Regular sessions included things like “Incognito, Exploring the Undercover Experience” (with a real undercover cop who busted drug dealers in New York City), “Blood Spatter” (with a real dummy that spatters blood when he’s struck in the head), “Arson Investigation” (where they actually teach you how to start a fire with three different accelerants), “Federal Law Enforcement,” “Prison Gangs,” “Dogs, Dogs, Dogs,” and the list goes on. Too much to do in one year. Too much to do in two years.
I was assigned to “Shoot, Don’t Shoot.” This was a special setting with a simulator that presented various scenarios the cops might encounter. I went first, with a partner, and we were called to a building with an intruder. We had no idea what we’d encounter, then a guy came out of the front door shooting. I fired three shots. My partner emptied his gun. Neither of us got shot. 15 rounds were fired, and only one shot connected, bringing the bad guy down—mine!

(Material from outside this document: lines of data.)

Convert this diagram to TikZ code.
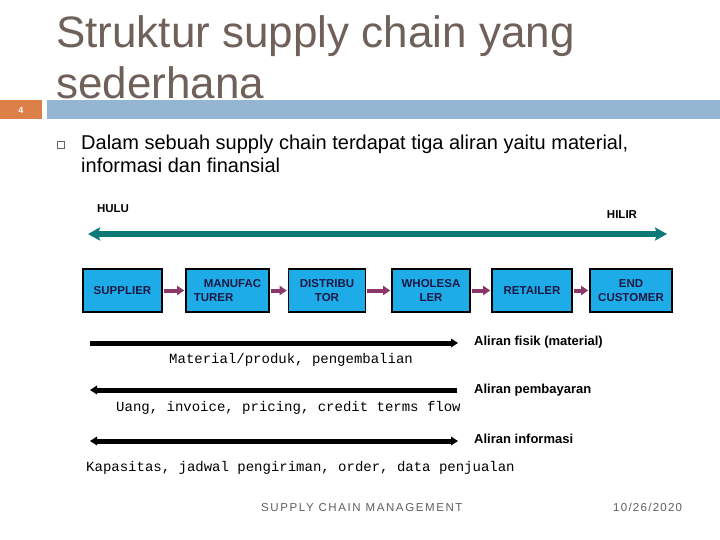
\documentclass[tikz,border=0pt]{standalone}
\usepackage{fontspec}
\setmainfont{Liberation Sans}
\newfontfamily\monof{Liberation Mono}
\usetikzlibrary{arrows.meta}
\definecolor{titlec}{RGB}{112,96,90}
\definecolor{barblue}{RGB}{148,182,210}
\definecolor{barorange}{RGB}{221,128,71}
\definecolor{boxblue}{RGB}{30,172,232}
\definecolor{boxtext}{RGB}{25,25,70}
\definecolor{purp}{RGB}{140,55,105}
\definecolor{tealc}{RGB}{14,122,120}
\definecolor{footc}{RGB}{95,95,95}
\tikzset{
  btip/.tip={Triangle[width=8.5pt,length=7pt]},
  sbox/.style={draw=black, line width=1.6pt, fill=boxblue, text=boxtext,
    font=\bfseries\fontsize{11.5}{13.5}\selectfont, align=center,
    minimum height=43pt, inner sep=0pt},
  parrow/.style={draw=purp, line width=4pt, -{Triangle[width=9pt,length=7pt]}, shorten <=1pt, shorten >=1pt},
  tarrow/.style={draw=tealc, line width=5pt, {Stealth[length=12pt,width=13pt,inset=2pt]}-{Stealth[length=12pt,width=13pt,inset=2pt]}},
  barrow/.style={draw=black, line width=5pt},
  flowlbl/.style={font=\bfseries\fontsize{13}{15}\selectfont, anchor=west, inner sep=0pt},
  monolbl/.style={font=\monof\fontsize{14}{16}\selectfont, anchor=west, inner sep=0pt},
  endlbl/.style={font=\bfseries\fontsize{11.5}{13}\selectfont, inner sep=0pt}
}
\begin{document}
\begin{tikzpicture}[x=1pt,y=-1pt]
\useasboundingbox (0,0) rectangle (720,540);
\fill[white] (0,0) rectangle (720,540);

% title
\node[anchor=base west, inner sep=0pt, text=titlec, font=\fontsize{44}{44}\selectfont] (t1) at (56,48) {Struktur supply chain yang};
\node[anchor=base west, inner sep=0pt, text=titlec, font=\fontsize{44}{44}\selectfont] (t2) at (56,99) {sederhana};

% header bars
\fill[barorange] (0,100) rectangle (42,119);
\fill[barblue] (47,100) rectangle (720,119);
\node[text=white, font=\bfseries\fontsize{9}{9}\selectfont] (pg) at (21,110) {4};

% bullet
\draw[titlec, line width=0.8pt] (57,141) rectangle (64.5,148.5);
\node[anchor=base west, inner sep=0pt, font=\fontsize{20}{22}\selectfont] (b1) at (81,150) {Dalam sebuah supply chain terdapat tiga aliran yaitu material,};
\node[anchor=base west, inner sep=0pt, font=\fontsize{20}{22}\selectfont] (b2) at (81,173) {informasi dan finansial};

% HULU HILIR
\node[endlbl] (hulu) at (113,209) {HULU};
\node[endlbl] (hilir) at (622,215) {HILIR};
\coordinate (tl) at (88,234);
\coordinate (tr) at (667,234);
\draw[tarrow] (tl) -- (tr);

% boxes
\node[sbox, minimum width=79pt] (s1) at (122.5,290.5) {SUPPLIER};
\node[sbox, minimum width=83pt, align=left] (s2) at (227.5,290.5) {\hspace*{10pt}MANUFAC\\TURER\hspace*{20pt}};
\node[sbox, minimum width=77pt] (s3) at (327,290.5) {DISTRIBU\\TOR};
\node[sbox, minimum width=78pt] (s4) at (431,290.5) {WHOLESA\\LER};
\node[sbox, minimum width=80pt] (s5) at (532,290.5) {RETAILER};
\node[sbox, minimum width=82pt] (s6) at (631,290.5) {END\\CUSTOMER};
\draw[parrow] (s1.east) -- (s2.west);
\draw[parrow] (s2.east) -- (s3.west);
\draw[parrow] (s3.east) -- (s4.west);
\draw[parrow] (s4.east) -- (s5.west);
\draw[parrow] (s5.east) -- (s6.west);

% flows
\coordinate (f1l) at (90,343);
\coordinate (f1r) at (458,343);
\coordinate (f2l) at (90,390);
\coordinate (f2r) at (457,390);
\coordinate (f3l) at (90,441);
\coordinate (f3r) at (458,441);
\draw[barrow, -{btip}] (f1l) -- (f1r);
\draw[barrow, {btip}-] (f2l) -- (f2r);
\draw[barrow, {btip}-{btip}] (f3l) -- (f3r);

\node[flowlbl] (l1) at (474,342) {Aliran fisik (material)};
\node[flowlbl] (l2) at (474,390) {Aliran pembayaran};
\node[flowlbl] (l3) at (474,439) {Aliran informasi};

\node[monolbl] (m1) at (169,360) {Material/produk, pengembalian};
\node[monolbl] (m2) at (116,408) {Uang, invoice, pricing, credit terms flow};
\node[monolbl] (m3) at (86,468) {Kapasitas, jadwal pengiriman, order, data penjualan};

% footer
\node[anchor=base west, inner sep=0pt, text=footc, font=\fontsize{11.5}{11.5}\selectfont\addfontfeature{LetterSpace=14}] (ft) at (261,511) {SUPPLY CHAIN MANAGEMENT};
\node[anchor=base west, inner sep=0pt, text=footc, font=\fontsize{11.5}{11.5}\selectfont\addfontfeature{LetterSpace=11}] (dt) at (613,511) {10/26/2020};
\end{tikzpicture}
\end{document}
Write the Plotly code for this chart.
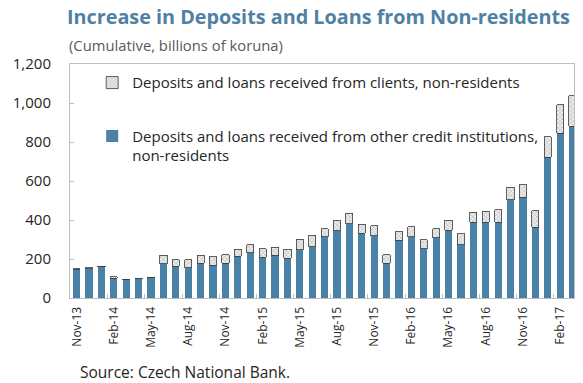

Other scenarios included a domestic dispute, an attack on an electrical transfer station, a attempted mugging in Central Park, an encounter when off-duty… Here’s what I learned:
- Shoot until the danger is neutralized.
- Shoot if there is eminent danger to you or others.
- If you empty your gun when it’s not necessary, you may find you’re out of ammo and still facing danger.
- I want one of these simulators!!
Tami Hoag ran the live auction, and there was one item of note. Dr. Katherine Ramsland, an expert on serial killers and author of CONFESSION OF A SERIAL KILLER: THE UNTOLD STORY OF DENNIS RADER, offered a “personalized (to the winner) drawing, done by and signed by Rader, of one of his crime scenes.” Most people know this man as the BTK killer, an acronym he gave himself which stands for “Bind, Torture, and Kill.” No doubt the sketch will be a collector’s item. And, he fancies himself a poet, so it might even come with prose. Yet… It drew a final bid of over $800. Writers are a strange lot! Now, I’m fascinated by serial killers, and I’ve studied a lot of them, but I can’t imagine having something with such negative energy in my home. I actually went out to see if I could find an example on line and couldn’t actually bring myself to cut and paste one here. They’re just too creepy. Interested, here’s a link.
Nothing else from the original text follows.